On Sunday Sept. 24th, 2017 Emanuel Kidega Samson, a 25-year-old black immigrant from Sudan, pulled into the parking lot of Burnette Chapel Church of Christ and immediately shot a woman dead as she left the church. Samson, wearing a ski mask and carrying two pistols then proceeded into the church and opened fire. A young 22-year-old usher named Robert ‘Caleb’ Engle confronted the gunman, but suffered ‘significant head injuries’ when the gunman pistol whipped him then continued on to shoot others. Some details are still unclear, but it’s believed that the perpetrator accidentally shot himself in the face during the confrontation with Engle. Engle then went to his car to retrieve his firearm and returned to the scene where he held the attacker at gunpoint till the police arrived. Engle is being praised as a hero, and I believe rightfully so, but how could the situation have been different? Engle has a valid firearms carry permit from the State of TN allowing him to carry, open or concealed, almost anywhere in the State. So why was he not carrying it?

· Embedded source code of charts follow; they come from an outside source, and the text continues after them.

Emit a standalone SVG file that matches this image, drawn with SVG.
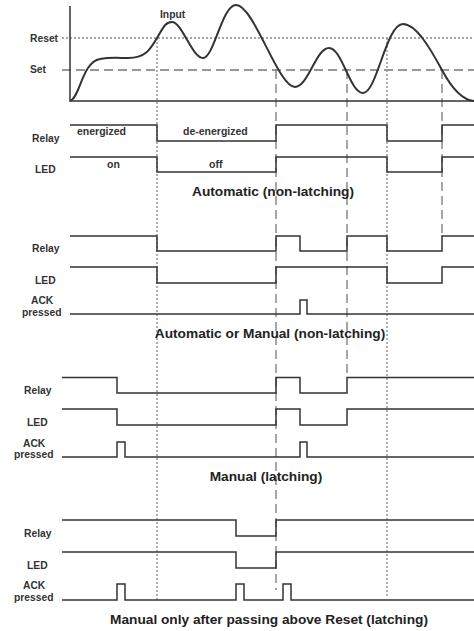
<svg xmlns="http://www.w3.org/2000/svg" width="474" height="631" viewBox="0 0 474 631">
<style>
.lbl{font-family:"Liberation Sans",Arial,sans-serif;font-weight:bold;font-size:10.3px;fill:#333}
.st{font-family:"Liberation Sans",Arial,sans-serif;font-weight:bold;font-size:10.5px;fill:#333}
.ttl{font-family:"Liberation Sans",Arial,sans-serif;font-weight:bold;font-size:13.7px;fill:#222;text-anchor:middle}
.sig{fill:none;stroke:#333;stroke-width:1.5}
.dot{fill:none;stroke:#888;stroke-width:1.3;stroke-dasharray:2 2}
.dash{fill:none;stroke:#777;stroke-width:1.3;stroke-dasharray:9 5}
</style>
<rect width="474" height="631" fill="#fff"/>
<g id="guides">
<line class="dot" x1="62" y1="38" x2="474" y2="38"/>
<line class="dash" x1="62" y1="70" x2="474" y2="70"/>
<line class="dot" x1="157" y1="38" x2="157" y2="600"/>
<line class="dot" x1="387" y1="38" x2="387" y2="597"/>
<line class="dash" x1="276" y1="70" x2="276" y2="590"/>
<line class="dash" x1="347" y1="70" x2="347" y2="378"/>
<line class="dash" x1="442" y1="70" x2="442" y2="236"/>
</g>
<g id="graph">
<path class="sig" d="M70,6 V101 H474"/>
<path fill="none" stroke="#333" stroke-width="2" d="M70,101 C80,98 82,62 100,59 C110,57 120,58 128,58 C145,58 150,50 157,38 C163,28 165,22 172,22 C182,22 192,58 203,58 C214,58 222,5 236,5 C254,5 278,87 295,87 C308,87 316,48 329,48 C342,48 350,93 363,93 C377,93 386,24 403,24 C416,24 430,48 442,70 C451,87 462,100 474,101"/>
<text class="lbl" x="30" y="41.5">Reset</text>
<text class="lbl" x="30" y="73">Set</text>
<text class="lbl" x="160" y="18">Input</text>
</g>
<g id="section1">
<path class="sig" d="M70,125 H157 V141 H276 V125 H387 V141 H442 V125 H474"/>
<path class="sig" d="M70,157 H157 V172 H276 V157 H387 V172 H442 V157 H474"/>
<text class="lbl" x="32" y="141.5">Relay</text>
<text class="lbl" x="35" y="173">LED</text>
<text class="st" x="77" y="135">energized</text>
<text class="st" x="183" y="135">de-energized</text>
<text class="st" x="107" y="167.5">on</text>
<text class="st" x="209" y="167.5">off</text>
<text class="ttl" x="273" y="196">Automatic (non-latching)</text>
</g>
<g id="section2">
<path class="sig" d="M70,236 H157 V251 H276 V236 H300 V251 H347 V236 H387 V251 H442 V236 H474"/>
<path class="sig" d="M70,267 H157 V283 H276 V267 H387 V283 H442 V267 H474"/>
<path class="sig" d="M70,314 H300 V300 H307 V314 H474"/>
<text class="lbl" x="32" y="252">Relay</text>
<text class="lbl" x="35" y="284">LED</text>
<text class="lbl" x="31" y="304">ACK</text>
<text class="lbl" x="22" y="316">pressed</text>
<text class="ttl" x="270" y="338">Automatic or Manual (non-latching)</text>
</g>
<g id="section3">
<path class="sig" d="M62,377.5 H117 V393 H276 V377.5 H300 V393 H347 V377.5 H474"/>
<path class="sig" d="M62,409 H117 V425 H276 V409 H300 V425 H347 V409 H474"/>
<path class="sig" d="M62,457 H117 V442 H125 V457 H300 V442 H307 V457 H474"/>
<text class="lbl" x="24" y="394">Relay</text>
<text class="lbl" x="27" y="426">LED</text>
<text class="lbl" x="23" y="446.5">ACK</text>
<text class="lbl" x="14" y="458">pressed</text>
<text class="ttl" x="266" y="481">Manual (latching)</text>
</g>
<g id="section4">
<path class="sig" d="M62,520 H236 V536 H276 V520 H474"/>
<path class="sig" d="M62,552 H236 V568 H276 V552 H474"/>
<path class="sig" d="M62,600 H117 V584 H125 V600 H236 V584 H244 V600 H283 V584 H291 V600 H474"/>
<text class="lbl" x="24" y="537">Relay</text>
<text class="lbl" x="27" y="569">LED</text>
<text class="lbl" x="23" y="589">ACK</text>
<text class="lbl" x="14" y="601">pressed</text>
<text class="ttl" x="269" y="624">Manual only after passing above Reset (latching)</text>
</g>
</svg>
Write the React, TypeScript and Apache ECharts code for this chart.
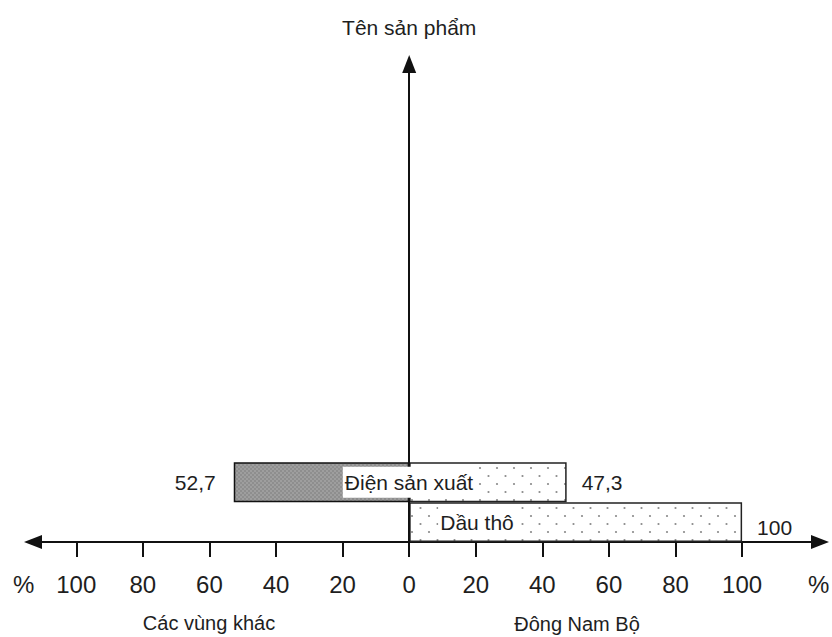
import React, { useEffect, useRef } from 'react';
import * as echarts from 'echarts';

// ---- data ----
const categories = ['Dầu thô', 'Điện sản xuất'];
const otherRegions = [0, 52.7]; // Các vùng khác (%)
const southeast = [100, 47.3]; // Đông Nam Bộ (%)
const tickValues = [-100, -80, -60, -40, -20, 0, 20, 40, 60, 80, 100];
const leftName = 'Các vùng khác';
const rightName = 'Đông Nam Bộ';
const categoryAxisName = 'Tên sản phẩm';
const percentSign = '%';

const FONT = "'Liberation Sans', Arial, Helvetica, sans-serif";
const TEXT = '#1e1e1e';
const fmt = (v: number) => String(Math.abs(v)).replace('.', ',');

function makePattern(w: number, h: number, bg: string, dot: string, dots: number[][], r: number) {
  const c = document.createElement('canvas');
  c.width = w;
  c.height = h;
  const ctx = c.getContext('2d')!;
  ctx.fillStyle = bg;
  ctx.fillRect(0, 0, w, h);
  ctx.fillStyle = dot;
  dots.forEach(([x, y]) => {
    ctx.beginPath();
    ctx.arc(x, y, r, 0, Math.PI * 2);
    ctx.fill();
  });
  return { image: c, repeat: 'repeat' };
}

export default function App() {
  const ref = useRef<HTMLDivElement>(null);

  useEffect(() => {
    if (!ref.current) return;
    const chart = echarts.init(ref.current, undefined, { renderer: 'svg' });

    const darkPattern = makePattern(4, 4, '#8e8e8e', '#b4b4b4', [[1, 1], [3, 3]], 0.8);
    const lightPattern = makePattern(17, 16, '#ffffff', '#8a8a8a', [[4, 4], [12.5, 12]], 1.1);

    const option: any = {
      animation: false,
      backgroundColor: '#ffffff',
      textStyle: { fontFamily: FONT },
      grid: { left: 33, right: 12, top: 64, bottom: 95, containLabel: false, outerBoundsMode: 'none' },
      xAxis: {
        type: 'value',
        min: -113,
        max: 123.4,
        splitLine: { show: false },
        axisLine: {
          show: true,
          symbol: ['triangle', 'triangle'],
          symbolSize: [14, 18],
          lineStyle: { color: '#111', width: 2 },
        },
        axisTick: {
          show: true,
          length: 15,
          customValues: tickValues,
          lineStyle: { color: '#111', width: 2 },
        },
        axisLabel: {
          show: true,
          customValues: tickValues,
          margin: 30,
          fontSize: 24,
          color: TEXT,
          fontFamily: FONT,
          formatter: (v: number) => fmt(v),
        },
      },
      yAxis: {
        type: 'category',
        data: categories,
        max: 11,
        z: 3,
        name: categoryAxisName,
        nameLocation: 'end',
        nameGap: 26,
        nameTextStyle: { fontSize: 21, color: TEXT, fontFamily: FONT },
        axisLine: {
          show: true,
          onZero: true,
          symbol: ['none', 'triangle'],
          symbolSize: [14, 18],
          lineStyle: { color: '#111', width: 2 },
        },
        axisTick: { show: false },
        splitLine: { show: false },
        axisLabel: {
          show: true,
          inside: true,
          interval: 0,
          align: 'center',
          margin: 376,
          fontSize: 21,
          color: TEXT,
          fontFamily: FONT,
          formatter: (v: string) => {
            if (v === categories[0]) return `{s| }{t|${v}}`;
            if (v === categories[1]) return `{t|${v}}`;
            return '';
          },
          rich: {
            s: { width: 136, fontSize: 21 },
            t: { backgroundColor: '#ffffff', padding: [5, 2, 5, 2], fontSize: 21, color: TEXT, fontFamily: FONT },
          },
        },
      },
      series: [
        {
          name: leftName,
          type: 'bar',
          stack: 'share',
          barCategoryGap: 0,
          data: otherRegions.map((v) => (v > 0 ? -v : '-')),
          itemStyle: { color: darkPattern, borderColor: '#111', borderWidth: 1.5 },
          label: {
            show: true,
            position: 'left',
            distance: 18,
            fontSize: 21,
            color: TEXT,
            fontFamily: FONT,
            formatter: (p: any) => fmt(p.value),
          },
        },
        {
          name: rightName,
          type: 'bar',
          stack: 'share',
          barCategoryGap: 0,
          data: southeast.map((v, i) => ({ value: v, label: { offset: i === 0 ? [0, 5] : [0, 0] } })),
          itemStyle: { color: lightPattern, borderColor: '#222', borderWidth: 1.5 },
          label: {
            show: true,
            position: 'right',
            distance: 15,
            fontSize: 21,
            color: TEXT,
            fontFamily: FONT,
            formatter: (p: any) => fmt(p.value),
          },
        },
      ],
      graphic: [
        {
          type: 'text',
          left: 13,
          top: 572,
          style: { text: percentSign, fontSize: 24, fill: TEXT, fontFamily: FONT },
        },
        {
          type: 'text',
          left: 808,
          top: 572,
          style: { text: percentSign, fontSize: 24, fill: TEXT, fontFamily: FONT },
        },
        {
          type: 'text',
          x: 209,
          y: 623,
          style: { text: leftName, fontSize: 20, fill: TEXT, fontFamily: FONT, align: 'center', verticalAlign: 'middle' },
        },
        {
          type: 'text',
          x: 577,
          y: 624,
          style: { text: rightName, fontSize: 20, fill: TEXT, fontFamily: FONT, align: 'center', verticalAlign: 'middle' },
        },
      ],
    };

    chart.setOption(option);
    return () => chart.dispose();
  }, []);

  return (
    <div
      ref={ref}
      style={{ position: 'fixed', left: 0, top: 0, width: 832, height: 637, background: '#fff' }}
    />
  );
}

If we are to grow we must learn from our mistakes and the mistakes of others. I recently posted an article titled ‘Can you Access Your Gun When You Really Need It?’ asking readers to access their level of preparedness in various scenarios, and unfortunately this church shooting is a perfect example. Young Mr. Engle left his firearm in his car, a mistake, and one I’ve made a thousand times. How many of you (who can legally carry), choose to do so only in certain situations? I can understand to a point as we rarely feel threatened in our day to day activities, but who would think that a Sunday morning Church service would turn into a massacre? What if Mr. Engle had his firearm with him when the terrorist first approached? It’s easy to second guess these situations, but I think it’s safe to say that far less carnage would have occurred if force was met with force earlier.
Carry your firearm at all times, wherever and whenever you possibly can. If your primary weapon is too big to conceal then carry open or choose another firearm. Our civil society is no longer very civil and it’s deteriorating at a rapid pace. Our police and first responders, who do a great job at great personal risk (and who are being targeted with unjust protests) are just that, responders; they are reactionary and usually too late to have much effect on a situation such as this. You have a right and a duty to protect yourself and your family. Access your situation and make the choices necessary to improve your chances of survival, after all, isn’t that what prepping is all about?
Hope for the best, prepare for the worst. Happy prepping!